O BCE prepara-se para financiar os défices públicos resultantes da pandemia e estará atento a novas dificuldades.
Na sua reunião de 10 de Dezembro, o BCE anunciou a promessa
de compra de mais 500 mil milhões de euros de títulos, o que totaliza 1,85
milhões de milhões de euros, por um período adicional de nove meses.
Este montante é semelhante ao de novos défices que os países
da zona euro serão levados a ter, em resultado da pandemia, que decorrem de
dois grupos de razões: porque a recessão diminuiu as receitas fiscais e
aumentou as despesas sociais, os chamados “estabilizadores automáticos”; porque
foram tomadas novas medidas, quer de combate às questões sanitárias, quer de
apoio às famílias e empresas, quer outras destinadas a contrariar as tensões
recessivas, designadas de “anti-cíclicas”, por terem a função de contrariarem a
evolução do ciclo económico.
O BCE também reviu as suas previsões económicas, estimando
um impacto um pouco mais profundo da segunda vaga da pandemia, e prevendo que a
retoma seja mais forte em 2022 (crescimento do PIB de 4,2%) do que em 2021
(3,9%). Mesmo assim, a inflação prevista para 2023 (1,4%) ainda deverá
continuar bastante longe do objectivo de próximo mas abaixo dos 2%. O leitor
poderá pensar que a diferença não será muita, mas é necessário ter atenção que,
considerando a lentidão com que se prevê que ela suba, ainda faltarão vários
anos até ser alcançada, isto se for sequer possível atingi-lo, dada a
incapacidade que o BCE tem revelado há demasiados anos a esta parte.

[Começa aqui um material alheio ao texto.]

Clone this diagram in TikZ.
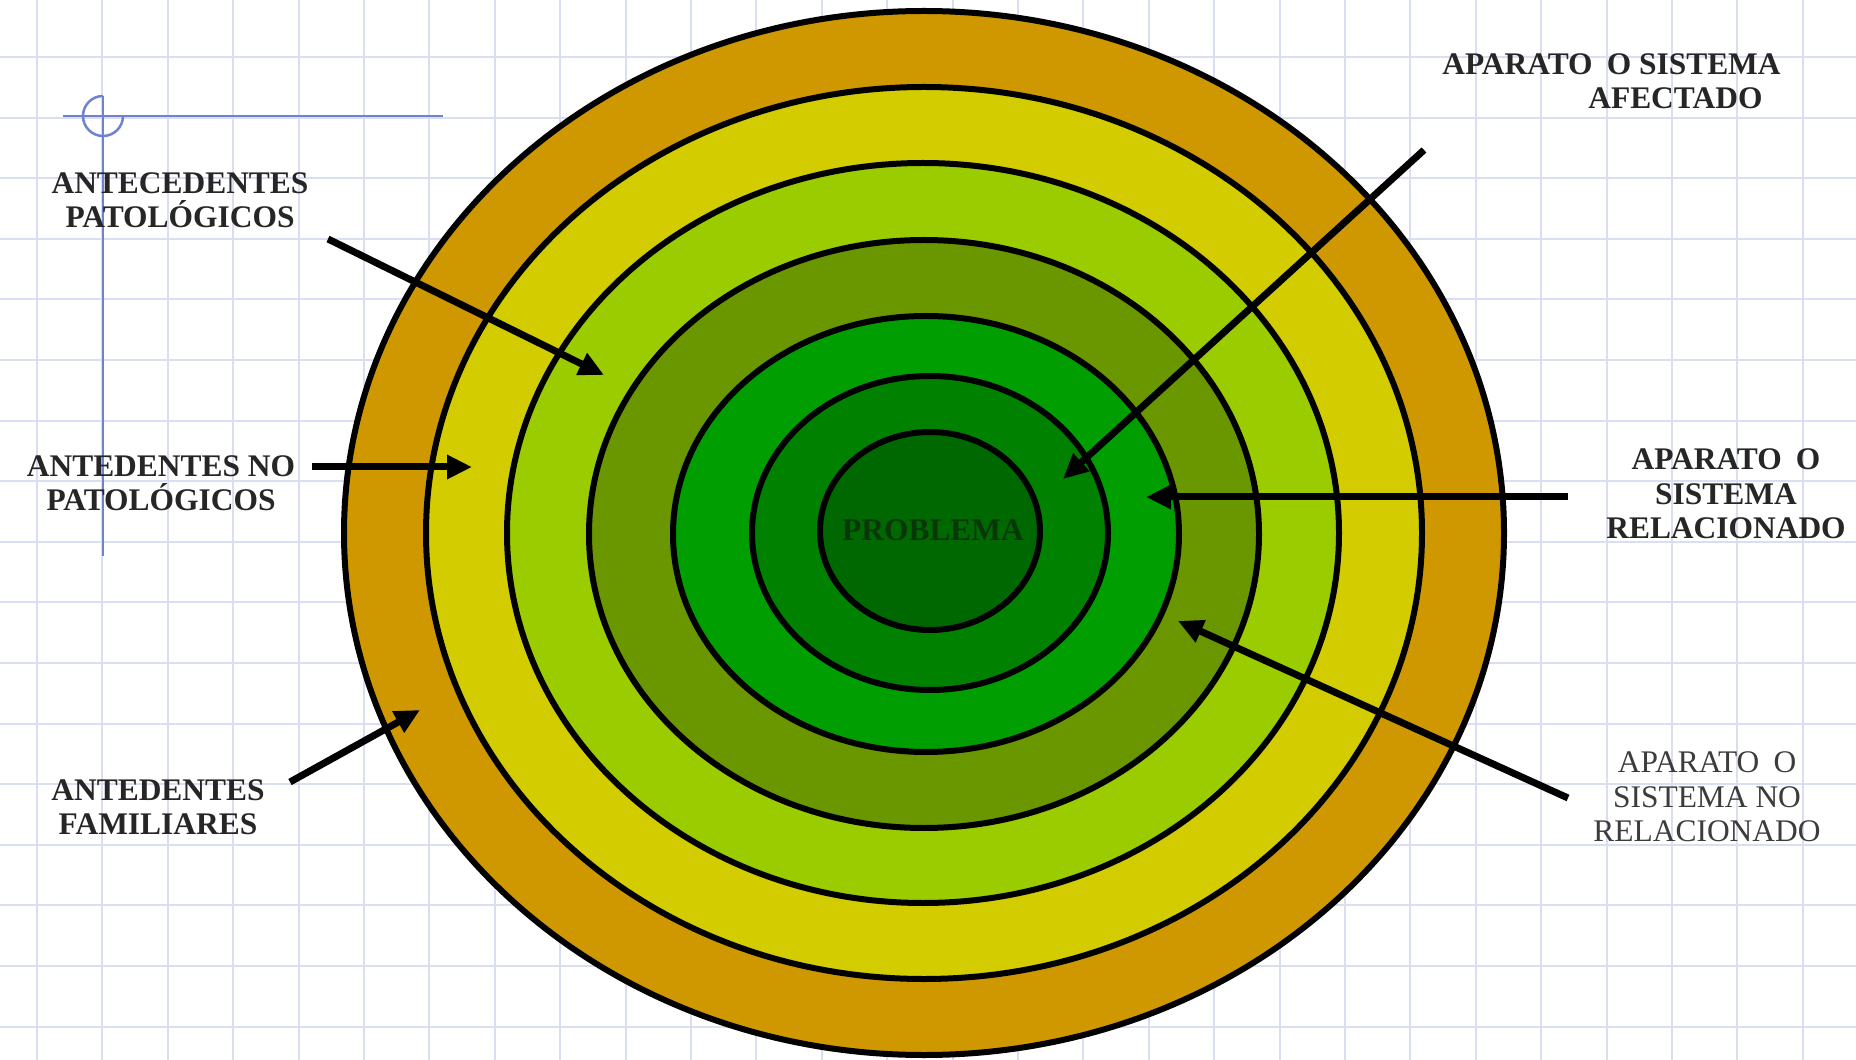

As decisões do BCE conduziram a uma significativa descida
das taxas de juro, que, no geral, se traduzem numa redistribuição de
rendimento, dos poupadores para os devedores. Para uma economia como a alemã,
com níveis de poupança muito superiores aos de dívida, isto resulta numa perda
significativa, que ainda poderá vir a ter consequências políticas. Para
Portugal, passa-se o oposto, com os benefícios para os devedores, em particular
o Estado português, a serem muito superiores às perdas incorridas pelos
aforradores.
Ainda que o BCE não tenha falado explicitamente sobre isso,
é importante salientar que estas novidades apresentam dois tipos de riscos para
a banca portuguesa. Em primeiro lugar, taxas de juro muito baixas são más para
a rentabilidade da banca, que deixa de beneficiar da habitual diferença entre
não pagar juros pelos depósitos à ordem e emprestá-los com um juro “normal”.
Quanto mais tempo durar este período de juros muito baixos (e mesmo negativos),
maiores as dificuldades da banca. O segundo risco decorre do prolongamento da
pandemia, que criará mais dificuldades às empresas, aumentando a probabilidade
de não conseguirem honrar os créditos que solicitaram. Por isso, um eventual
novo adiar do fim das moratórias poderá revelar-se uma surpresa bem
desagradável.
Mas talvez o mais importante seja que o BCE reforçou a sua
disponibilidade para responder a qualquer surpresa, sobretudo se for negativa.